## YOUR INSTRUCTIONS
Bring together all lines of the material below that contain the string "this".

## RECORDS SUPPLIED
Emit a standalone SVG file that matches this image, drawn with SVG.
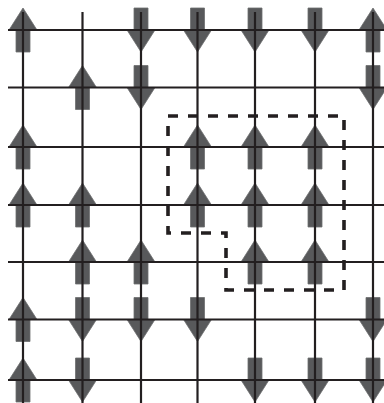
<svg xmlns="http://www.w3.org/2000/svg" width="384" height="403" viewBox="0 0 384 403">
<style>
.arrow{fill:#58595b;stroke:#6d6e70;stroke-width:0.8}
.grid line{stroke:#231f20;stroke-width:2.2}
.dash{fill:none;stroke:#231f20;stroke-width:3.6;stroke-dasharray:10 10}
</style>
<defs>
<path id="up" d="M0,-22 L14,0 L7,0 L7,22 L-7,22 L-7,0 L-14,0 Z"/>
<path id="down" d="M0,22 L14,0 L7,0 L7,-22 L-7,-22 L-7,0 L-14,0 Z"/>
</defs>
<rect width="384" height="403" fill="#fff"/>
<g id="spins" class="arrow">
<use href="#up" x="23" y="30"/><use href="#down" x="141" y="30"/><use href="#down" x="197.5" y="30"/><use href="#down" x="255" y="30"/><use href="#down" x="315" y="30"/><use href="#up" x="373" y="30"/>
<use href="#up" x="82.5" y="87.5"/><use href="#down" x="141" y="87.5"/><use href="#down" x="373" y="87.5"/>
<use href="#up" x="23" y="147"/><use href="#up" x="197.5" y="147"/><use href="#up" x="255" y="147"/><use href="#up" x="315" y="147"/>
<use href="#up" x="23" y="205"/><use href="#up" x="82.5" y="205"/><use href="#up" x="197.5" y="205"/><use href="#up" x="255" y="205"/><use href="#up" x="315" y="205"/>
<use href="#up" x="82.5" y="262"/><use href="#up" x="141" y="262"/><use href="#up" x="255" y="262"/><use href="#up" x="315" y="262"/>
<use href="#up" x="23" y="319.5"/><use href="#down" x="82.5" y="319.5"/><use href="#down" x="141" y="319.5"/><use href="#down" x="197.5" y="319.5"/><use href="#down" x="373" y="319.5"/>
<use href="#up" x="23" y="380"/><use href="#down" x="82.5" y="380"/><use href="#down" x="255" y="380"/><use href="#down" x="315" y="380"/><use href="#down" x="373" y="380"/>
</g>
<g id="grid" class="grid">
<line x1="8" y1="30" x2="384" y2="30"/>
<line x1="8" y1="87.5" x2="384" y2="87.5"/>
<line x1="8" y1="147" x2="384" y2="147"/>
<line x1="8" y1="205" x2="384" y2="205"/>
<line x1="8" y1="262" x2="384" y2="262"/>
<line x1="8" y1="319.5" x2="384" y2="319.5"/>
<line x1="8" y1="380" x2="384" y2="380"/>
<line x1="23" y1="12" x2="23" y2="403"/>
<line x1="82.5" y1="12" x2="82.5" y2="403"/>
<line x1="141" y1="12" x2="141" y2="403"/>
<line x1="197.5" y1="12" x2="197.5" y2="403"/>
<line x1="255" y1="12" x2="255" y2="403"/>
<line x1="315" y1="12" x2="315" y2="403"/>
<line x1="373" y1="12" x2="373" y2="403"/>
</g>
<g id="cluster">
<path class="dash" d="M168,116 H344 V290 H226 V233 H168 Z"/>
</g>
</svg>
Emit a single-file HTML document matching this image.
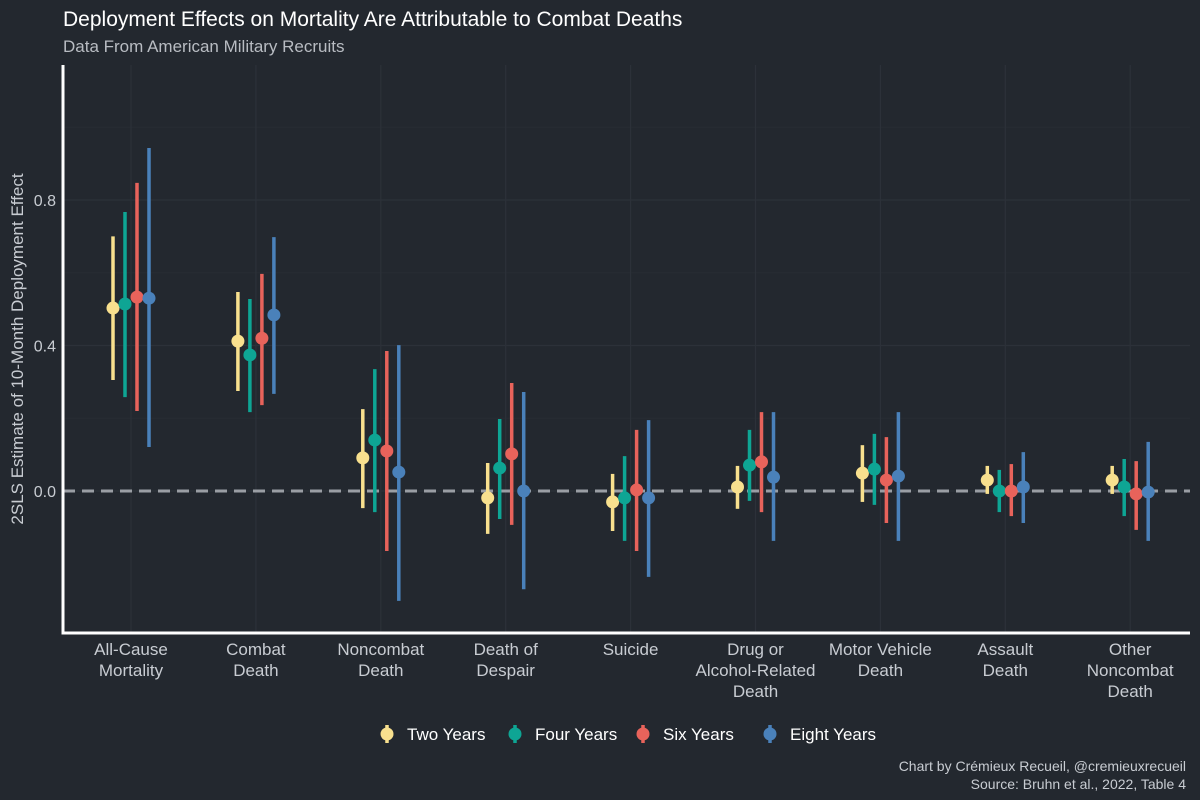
<!DOCTYPE html>
<html><head><meta charset="utf-8"><style>
html,body{margin:0;padding:0;background:#23282f;}
svg{display:block;font-family:"Liberation Sans",sans-serif;}
</style></head><body>
<svg id="chart" width="1200" height="800">
<rect width="1200" height="800" fill="#23282f"/>
<text x="63" y="26" fill="#ffffff" font-size="21">Deployment Effects on Mortality Are Attributable to Combat Deaths</text>
<text x="63" y="52" fill="#b8bcc2" font-size="17">Data From American Military Recruits</text>
<text transform="translate(23,349) rotate(-90)" text-anchor="middle" fill="#c8ccd2" font-size="17">2SLS Estimate of 10-Month Deployment Effect</text>
<g id="grid"></g><g id="marks"></g><g id="axes"></g>
<g id="legend"></g>
<text x="1186" y="771" text-anchor="end" fill="#c8ccd2" font-size="14">Chart by Crémieux Recueil, @cremieuxrecueil</text>
<text x="1186" y="789" text-anchor="end" fill="#c8ccd2" font-size="14">Source: Bruhn et al., 2022, Table 4</text>
</svg>
<script>
const categories=[["All-Cause","Mortality"],["Combat","Death"],["Noncombat","Death"],["Death of","Despair"],["Suicide"],["Drug or","Alcohol-Related","Death"],["Motor Vehicle","Death"],["Assault","Death"],["Other","Noncombat","Death"]];
const seriesNames=["Two Years","Four Years","Six Years","Eight Years"];
const estTwo=[0.503,0.412,0.091,-0.019,-0.030,0.011,0.049,0.030,0.030];
const loTwo=[0.305,0.275,-0.047,-0.118,-0.110,-0.049,-0.030,-0.008,-0.008];
const hiTwo=[0.700,0.547,0.225,0.077,0.047,0.069,0.126,0.069,0.069];
const estFour=[0.514,0.374,0.140,0.063,-0.019,0.071,0.060,0.000,0.011];
const loFour=[0.258,0.217,-0.058,-0.077,-0.137,-0.027,-0.038,-0.058,-0.069];
const hiFour=[0.767,0.528,0.335,0.198,0.096,0.168,0.157,0.058,0.088];
const estSix=[0.533,0.420,0.110,0.102,0.003,0.080,0.030,0.000,-0.008];
const loSix=[0.220,0.236,-0.165,-0.093,-0.165,-0.058,-0.088,-0.069,-0.107];
const hiSix=[0.847,0.597,0.385,0.297,0.168,0.217,0.148,0.074,0.082];
const estEight=[0.530,0.484,0.052,0.000,-0.019,0.038,0.041,0.011,-0.003];
const loEight=[0.121,0.267,-0.302,-0.270,-0.236,-0.137,-0.137,-0.088,-0.137];
const hiEight=[0.943,0.698,0.401,0.272,0.195,0.217,0.217,0.107,0.135];
const yTicks=[0,0.4,0.8];
const yTickLabels=["0.0","0.4","0.8"];

const colors=["#f8e08e","#0ea594","#e8635b","#4a81ba"];
const series=[[estTwo,loTwo,hiTwo],[estFour,loFour,hiFour],[estSix,loSix,hiSix],[estEight,loEight,hiEight]];
const NS="http://www.w3.org/2000/svg";
const L=63,R=1190,T=65,B=633;
const y=v=>491-v*363.75;
const x=i=>131+i*124.9;
const off=[-18,-6,6,18];
function mk(p,tag,attrs){const e=document.createElementNS(NS,tag);for(const k in attrs)e.setAttribute(k,attrs[k]);document.getElementById(p).appendChild(e);return e;}
[0.2,0.6,1.0].forEach(v=>{const e=mk("grid","line",{x1:L,x2:R,y1:y(v),y2:y(v),stroke:"#272c33","stroke-width":1});

});
yTicks.forEach((v,k)=>{const e=mk("grid","line",{x1:L,x2:R,y1:y(v),y2:y(v),stroke:"#2c3139","stroke-width":1.2});


const t=mk("axes","text",{x:56,y:y(v)+6,"text-anchor":"end",fill:"#c8ccd2","font-size":16});t.textContent=yTickLabels[k];

});
categories.forEach((c,i)=>{const e=mk("grid","line",{x1:x(i),x2:x(i),y1:T,y2:B,stroke:"#2c3139","stroke-width":1.2});


const t=mk("axes","text",{x:x(i),"text-anchor":"middle",fill:"#c8ccd2","font-size":17});


c.forEach((ln,j)=>{const s=document.createElementNS(NS,"tspan");s.setAttribute("x",x(i));s.setAttribute("y",655+j*21);s.textContent=ln;t.appendChild(s);});});
const z=mk("grid","line",{x1:L,x2:R,y1:y(0),y2:y(0),stroke:"#9a9ea4","stroke-width":3,"stroke-dasharray":"12,7"});


series.forEach((s,k)=>{s[0].forEach((v,i)=>{const cx=x(i)+off[k];
const l=mk("marks","line",{x1:cx,x2:cx,y1:y(s[2][i]),y2:y(s[1][i]),stroke:colors[k],"stroke-width":3.5});


const p=mk("marks","circle",{cx:cx,cy:y(v),r:6.5,fill:colors[k]});

});});
const ax=mk("axes","line",{x1:L,x2:L,y1:T,y2:B+1.5,stroke:"#fff","stroke-width":3});


const bx=mk("axes","line",{x1:L-1.5,x2:R,y1:B,y2:B,stroke:"#fff","stroke-width":3});


const lx=[387,515,643,770];
seriesNames.forEach((n,k)=>{
const g=mk("legend","line",{x1:lx[k],x2:lx[k],y1:725,y2:743,stroke:colors[k],"stroke-width":3.5});


const c=mk("legend","circle",{cx:lx[k],cy:734,r:6.5,fill:colors[k]});


const t=mk("legend","text",{x:lx[k]+20,y:740,fill:"#ffffff","font-size":17});t.textContent=n;

});
</script>
</body></html>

## FINAL RESULT
Emit a standalone SVG file that matches this image, drawn with SVG.
Emit a single-file HTML document matching this image.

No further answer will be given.